- _Given exercise_:
Quote each line of the material verbatim, without the pictures.

- _Dataset extract_:
--*--
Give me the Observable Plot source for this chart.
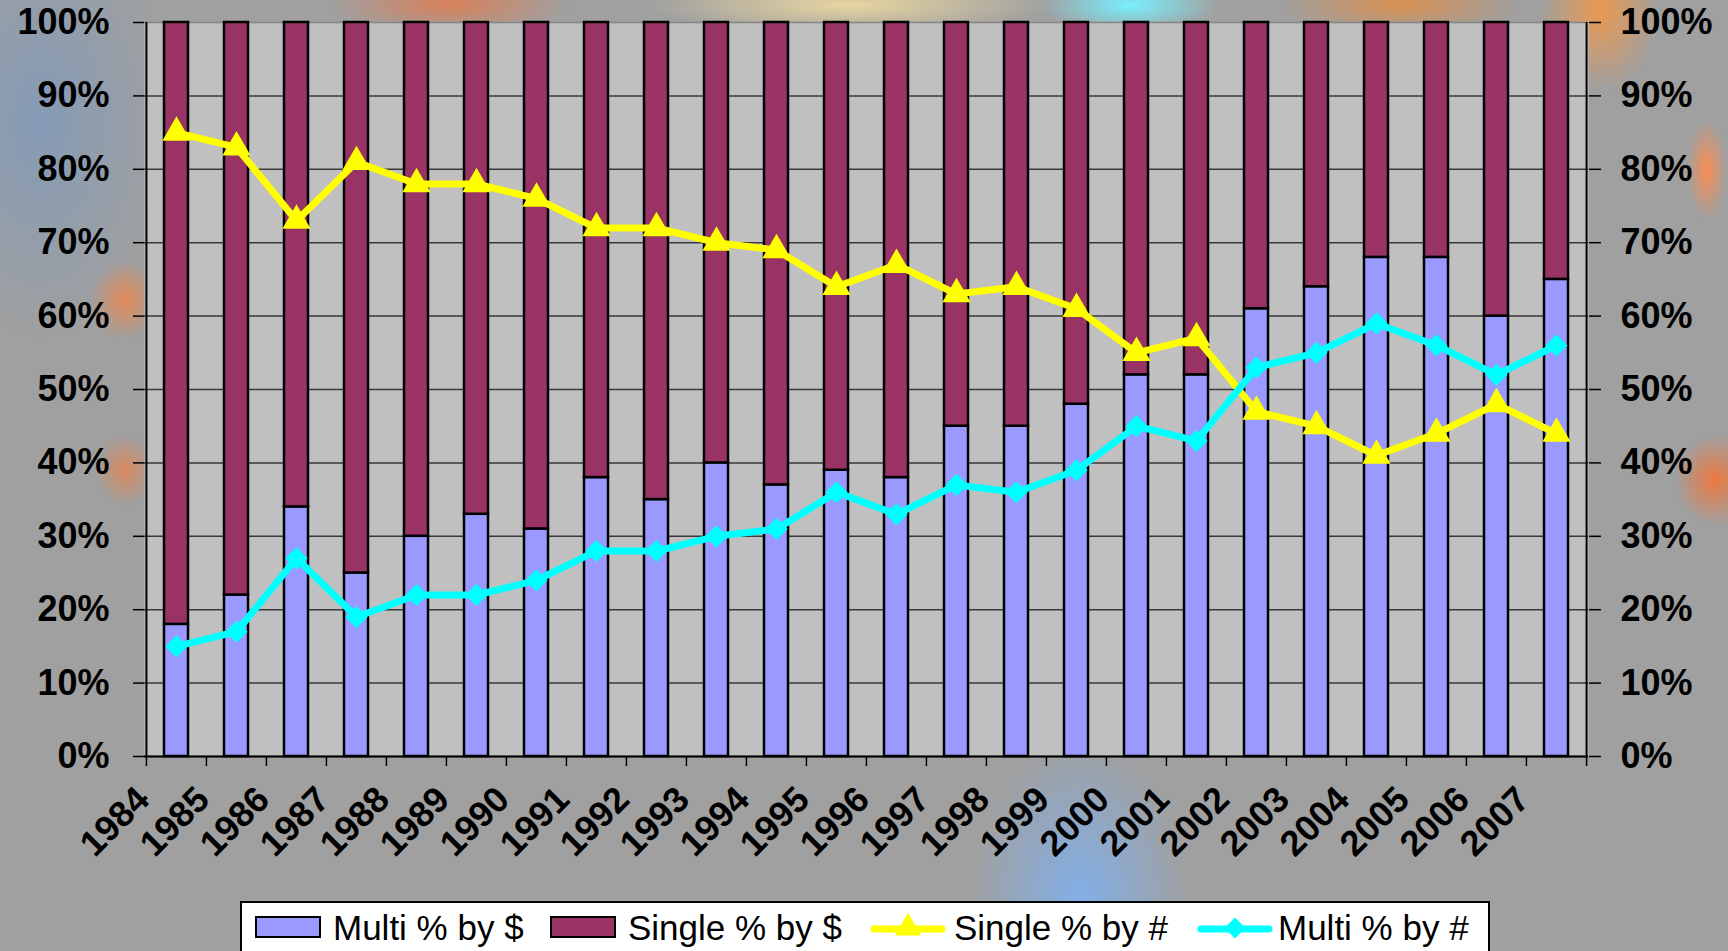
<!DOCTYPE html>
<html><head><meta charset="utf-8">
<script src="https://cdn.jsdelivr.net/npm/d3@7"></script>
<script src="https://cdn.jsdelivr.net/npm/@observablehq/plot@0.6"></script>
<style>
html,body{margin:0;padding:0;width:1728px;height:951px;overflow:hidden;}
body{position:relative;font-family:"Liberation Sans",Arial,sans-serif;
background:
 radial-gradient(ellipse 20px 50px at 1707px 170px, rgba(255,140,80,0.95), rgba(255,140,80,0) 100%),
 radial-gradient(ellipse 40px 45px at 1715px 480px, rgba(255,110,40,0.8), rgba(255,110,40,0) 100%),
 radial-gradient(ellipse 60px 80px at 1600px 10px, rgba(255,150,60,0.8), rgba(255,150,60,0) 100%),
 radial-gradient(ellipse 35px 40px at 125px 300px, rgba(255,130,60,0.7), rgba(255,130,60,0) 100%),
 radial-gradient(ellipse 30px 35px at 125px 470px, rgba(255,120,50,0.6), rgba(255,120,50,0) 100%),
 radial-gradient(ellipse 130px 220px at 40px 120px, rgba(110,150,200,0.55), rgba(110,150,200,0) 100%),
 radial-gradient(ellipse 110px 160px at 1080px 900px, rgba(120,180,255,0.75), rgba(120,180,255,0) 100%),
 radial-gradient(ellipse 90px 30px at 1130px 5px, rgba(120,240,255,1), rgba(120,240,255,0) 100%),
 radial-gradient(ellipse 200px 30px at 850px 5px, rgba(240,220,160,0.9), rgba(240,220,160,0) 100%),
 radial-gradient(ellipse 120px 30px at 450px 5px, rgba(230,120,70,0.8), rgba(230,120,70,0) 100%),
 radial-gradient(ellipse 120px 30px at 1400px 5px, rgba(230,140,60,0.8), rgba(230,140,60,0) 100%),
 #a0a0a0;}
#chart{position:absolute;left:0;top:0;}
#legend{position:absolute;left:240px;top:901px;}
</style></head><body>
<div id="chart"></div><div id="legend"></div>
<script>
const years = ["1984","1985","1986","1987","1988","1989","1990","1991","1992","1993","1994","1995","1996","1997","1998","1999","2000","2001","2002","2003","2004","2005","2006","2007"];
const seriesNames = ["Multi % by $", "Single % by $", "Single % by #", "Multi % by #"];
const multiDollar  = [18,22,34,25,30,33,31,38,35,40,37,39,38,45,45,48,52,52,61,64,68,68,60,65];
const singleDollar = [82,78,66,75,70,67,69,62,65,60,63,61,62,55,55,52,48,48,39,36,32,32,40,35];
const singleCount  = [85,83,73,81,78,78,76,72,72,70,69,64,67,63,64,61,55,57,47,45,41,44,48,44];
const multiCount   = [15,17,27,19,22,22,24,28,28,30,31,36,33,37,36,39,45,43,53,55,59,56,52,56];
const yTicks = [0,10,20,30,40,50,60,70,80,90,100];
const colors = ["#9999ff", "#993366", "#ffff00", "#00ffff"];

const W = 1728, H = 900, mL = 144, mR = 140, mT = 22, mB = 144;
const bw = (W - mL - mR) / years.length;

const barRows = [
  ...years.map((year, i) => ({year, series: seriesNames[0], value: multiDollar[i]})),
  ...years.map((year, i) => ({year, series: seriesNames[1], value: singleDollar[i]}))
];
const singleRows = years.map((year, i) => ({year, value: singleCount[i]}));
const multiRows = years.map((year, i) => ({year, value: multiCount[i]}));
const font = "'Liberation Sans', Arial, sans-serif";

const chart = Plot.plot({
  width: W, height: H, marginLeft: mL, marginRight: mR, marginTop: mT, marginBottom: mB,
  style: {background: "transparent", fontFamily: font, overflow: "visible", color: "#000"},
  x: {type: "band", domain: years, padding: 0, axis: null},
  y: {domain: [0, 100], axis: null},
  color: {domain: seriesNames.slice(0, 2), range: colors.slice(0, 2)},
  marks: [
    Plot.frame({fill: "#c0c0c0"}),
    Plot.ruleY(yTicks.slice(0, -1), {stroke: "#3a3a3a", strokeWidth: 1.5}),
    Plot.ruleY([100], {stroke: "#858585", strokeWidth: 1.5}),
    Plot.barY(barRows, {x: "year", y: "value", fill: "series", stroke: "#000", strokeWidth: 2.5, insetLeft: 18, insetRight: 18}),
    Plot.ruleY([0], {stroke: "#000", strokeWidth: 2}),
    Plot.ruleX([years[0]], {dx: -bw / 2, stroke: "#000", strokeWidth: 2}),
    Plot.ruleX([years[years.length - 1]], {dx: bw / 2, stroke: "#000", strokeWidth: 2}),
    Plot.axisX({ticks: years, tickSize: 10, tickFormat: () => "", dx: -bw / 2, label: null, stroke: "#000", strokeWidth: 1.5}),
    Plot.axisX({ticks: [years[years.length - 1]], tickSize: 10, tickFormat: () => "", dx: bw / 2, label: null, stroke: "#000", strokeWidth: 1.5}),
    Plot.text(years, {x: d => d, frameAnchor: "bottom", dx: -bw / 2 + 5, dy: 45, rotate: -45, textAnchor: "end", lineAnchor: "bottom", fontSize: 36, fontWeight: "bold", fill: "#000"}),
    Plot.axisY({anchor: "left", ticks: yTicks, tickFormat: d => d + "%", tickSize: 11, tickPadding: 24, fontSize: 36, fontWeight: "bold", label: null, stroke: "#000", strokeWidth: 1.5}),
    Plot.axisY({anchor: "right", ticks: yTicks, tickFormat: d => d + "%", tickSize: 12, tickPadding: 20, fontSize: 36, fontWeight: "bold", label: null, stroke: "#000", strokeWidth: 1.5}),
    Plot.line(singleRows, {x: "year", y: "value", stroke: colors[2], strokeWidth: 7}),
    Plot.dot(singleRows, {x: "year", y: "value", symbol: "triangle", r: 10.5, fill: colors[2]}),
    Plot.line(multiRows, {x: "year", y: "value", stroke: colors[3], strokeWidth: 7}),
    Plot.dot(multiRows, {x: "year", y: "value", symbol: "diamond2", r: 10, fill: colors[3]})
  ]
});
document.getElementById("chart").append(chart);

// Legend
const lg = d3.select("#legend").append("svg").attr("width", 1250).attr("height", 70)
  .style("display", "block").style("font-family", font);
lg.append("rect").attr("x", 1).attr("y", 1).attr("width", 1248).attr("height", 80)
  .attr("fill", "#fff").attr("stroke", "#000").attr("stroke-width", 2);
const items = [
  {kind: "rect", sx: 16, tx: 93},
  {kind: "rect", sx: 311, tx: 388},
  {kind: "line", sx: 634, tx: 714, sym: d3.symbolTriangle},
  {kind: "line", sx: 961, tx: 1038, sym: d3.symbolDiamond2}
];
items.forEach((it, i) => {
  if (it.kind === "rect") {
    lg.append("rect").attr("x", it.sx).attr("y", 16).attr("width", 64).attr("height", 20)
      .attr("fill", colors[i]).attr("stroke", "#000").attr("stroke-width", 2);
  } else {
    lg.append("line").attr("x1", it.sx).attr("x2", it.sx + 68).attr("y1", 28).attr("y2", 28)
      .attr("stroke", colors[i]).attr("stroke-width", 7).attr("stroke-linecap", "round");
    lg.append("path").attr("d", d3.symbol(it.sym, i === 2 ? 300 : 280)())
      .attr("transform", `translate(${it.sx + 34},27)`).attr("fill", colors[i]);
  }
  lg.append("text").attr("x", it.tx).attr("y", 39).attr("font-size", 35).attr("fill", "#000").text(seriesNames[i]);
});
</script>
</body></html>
--*--
- _Final answer_:
Give me the Observable Plot source for this chart.
<!DOCTYPE html>
<html><head><meta charset="utf-8">
<script src="https://cdn.jsdelivr.net/npm/d3@7"></script>
<script src="https://cdn.jsdelivr.net/npm/@observablehq/plot@0.6"></script>
<style>
html,body{margin:0;padding:0;width:1728px;height:951px;overflow:hidden;}
body{position:relative;font-family:"Liberation Sans",Arial,sans-serif;
background:
 radial-gradient(ellipse 20px 50px at 1707px 170px, rgba(255,140,80,0.95), rgba(255,140,80,0) 100%),
 radial-gradient(ellipse 40px 45px at 1715px 480px, rgba(255,110,40,0.8), rgba(255,110,40,0) 100%),
 radial-gradient(ellipse 60px 80px at 1600px 10px, rgba(255,150,60,0.8), rgba(255,150,60,0) 100%),
 radial-gradient(ellipse 35px 40px at 125px 300px, rgba(255,130,60,0.7), rgba(255,130,60,0) 100%),
 radial-gradient(ellipse 30px 35px at 125px 470px, rgba(255,120,50,0.6), rgba(255,120,50,0) 100%),
 radial-gradient(ellipse 130px 220px at 40px 120px, rgba(110,150,200,0.55), rgba(110,150,200,0) 100%),
 radial-gradient(ellipse 110px 160px at 1080px 900px, rgba(120,180,255,0.75), rgba(120,180,255,0) 100%),
 radial-gradient(ellipse 90px 30px at 1130px 5px, rgba(120,240,255,1), rgba(120,240,255,0) 100%),
 radial-gradient(ellipse 200px 30px at 850px 5px, rgba(240,220,160,0.9), rgba(240,220,160,0) 100%),
 radial-gradient(ellipse 120px 30px at 450px 5px, rgba(230,120,70,0.8), rgba(230,120,70,0) 100%),
 radial-gradient(ellipse 120px 30px at 1400px 5px, rgba(230,140,60,0.8), rgba(230,140,60,0) 100%),
 #a0a0a0;}
#chart{position:absolute;left:0;top:0;}
#legend{position:absolute;left:240px;top:901px;}
</style></head><body>
<div id="chart"></div><div id="legend"></div>
<script>
const years = ["1984","1985","1986","1987","1988","1989","1990","1991","1992","1993","1994","1995","1996","1997","1998","1999","2000","2001","2002","2003","2004","2005","2006","2007"];
const seriesNames = ["Multi % by $", "Single % by $", "Single % by #", "Multi % by #"];
const multiDollar  = [18,22,34,25,30,33,31,38,35,40,37,39,38,45,45,48,52,52,61,64,68,68,60,65];
const singleDollar = [82,78,66,75,70,67,69,62,65,60,63,61,62,55,55,52,48,48,39,36,32,32,40,35];
const singleCount  = [85,83,73,81,78,78,76,72,72,70,69,64,67,63,64,61,55,57,47,45,41,44,48,44];
const multiCount   = [15,17,27,19,22,22,24,28,28,30,31,36,33,37,36,39,45,43,53,55,59,56,52,56];
const yTicks = [0,10,20,30,40,50,60,70,80,90,100];
const colors = ["#9999ff", "#993366", "#ffff00", "#00ffff"];

const W = 1728, H = 900, mL = 144, mR = 140, mT = 22, mB = 144;
const bw = (W - mL - mR) / years.length;

const barRows = [
  ...years.map((year, i) => ({year, series: seriesNames[0], value: multiDollar[i]})),
  ...years.map((year, i) => ({year, series: seriesNames[1], value: singleDollar[i]}))
];
const singleRows = years.map((year, i) => ({year, value: singleCount[i]}));
const multiRows = years.map((year, i) => ({year, value: multiCount[i]}));
const font = "'Liberation Sans', Arial, sans-serif";

const chart = Plot.plot({
  width: W, height: H, marginLeft: mL, marginRight: mR, marginTop: mT, marginBottom: mB,
  style: {background: "transparent", fontFamily: font, overflow: "visible", color: "#000"},
  x: {type: "band", domain: years, padding: 0, axis: null},
  y: {domain: [0, 100], axis: null},
  color: {domain: seriesNames.slice(0, 2), range: colors.slice(0, 2)},
  marks: [
    Plot.frame({fill: "#c0c0c0"}),
    Plot.ruleY(yTicks.slice(0, -1), {stroke: "#3a3a3a", strokeWidth: 1.5}),
    Plot.ruleY([100], {stroke: "#858585", strokeWidth: 1.5}),
    Plot.barY(barRows, {x: "year", y: "value", fill: "series", stroke: "#000", strokeWidth: 2.5, insetLeft: 18, insetRight: 18}),
    Plot.ruleY([0], {stroke: "#000", strokeWidth: 2}),
    Plot.ruleX([years[0]], {dx: -bw / 2, stroke: "#000", strokeWidth: 2}),
    Plot.ruleX([years[years.length - 1]], {dx: bw / 2, stroke: "#000", strokeWidth: 2}),
    Plot.axisX({ticks: years, tickSize: 10, tickFormat: () => "", dx: -bw / 2, label: null, stroke: "#000", strokeWidth: 1.5}),
    Plot.axisX({ticks: [years[years.length - 1]], tickSize: 10, tickFormat: () => "", dx: bw / 2, label: null, stroke: "#000", strokeWidth: 1.5}),
    Plot.text(years, {x: d => d, frameAnchor: "bottom", dx: -bw / 2 + 5, dy: 45, rotate: -45, textAnchor: "end", lineAnchor: "bottom", fontSize: 36, fontWeight: "bold", fill: "#000"}),
    Plot.axisY({anchor: "left", ticks: yTicks, tickFormat: d => d + "%", tickSize: 11, tickPadding: 24, fontSize: 36, fontWeight: "bold", label: null, stroke: "#000", strokeWidth: 1.5}),
    Plot.axisY({anchor: "right", ticks: yTicks, tickFormat: d => d + "%", tickSize: 12, tickPadding: 20, fontSize: 36, fontWeight: "bold", label: null, stroke: "#000", strokeWidth: 1.5}),
    Plot.line(singleRows, {x: "year", y: "value", stroke: colors[2], strokeWidth: 7}),
    Plot.dot(singleRows, {x: "year", y: "value", symbol: "triangle", r: 10.5, fill: colors[2]}),
    Plot.line(multiRows, {x: "year", y: "value", stroke: colors[3], strokeWidth: 7}),
    Plot.dot(multiRows, {x: "year", y: "value", symbol: "diamond2", r: 10, fill: colors[3]})
  ]
});
document.getElementById("chart").append(chart);

// Legend
const lg = d3.select("#legend").append("svg").attr("width", 1250).attr("height", 70)
  .style("display", "block").style("font-family", font);
lg.append("rect").attr("x", 1).attr("y", 1).attr("width", 1248).attr("height", 80)
  .attr("fill", "#fff").attr("stroke", "#000").attr("stroke-width", 2);
const items = [
  {kind: "rect", sx: 16, tx: 93},
  {kind: "rect", sx: 311, tx: 388},
  {kind: "line", sx: 634, tx: 714, sym: d3.symbolTriangle},
  {kind: "line", sx: 961, tx: 1038, sym: d3.symbolDiamond2}
];
items.forEach((it, i) => {
  if (it.kind === "rect") {
    lg.append("rect").attr("x", it.sx).attr("y", 16).attr("width", 64).attr("height", 20)
      .attr("fill", colors[i]).attr("stroke", "#000").attr("stroke-width", 2);
  } else {
    lg.append("line").attr("x1", it.sx).attr("x2", it.sx + 68).attr("y1", 28).attr("y2", 28)
      .attr("stroke", colors[i]).attr("stroke-width", 7).attr("stroke-linecap", "round");
    lg.append("path").attr("d", d3.symbol(it.sym, i === 2 ? 300 : 280)())
      .attr("transform", `translate(${it.sx + 34},27)`).attr("fill", colors[i]);
  }
  lg.append("text").attr("x", it.tx).attr("y", 39).attr("font-size", 35).attr("fill", "#000").text(seriesNames[i]);
});
</script>
</body></html>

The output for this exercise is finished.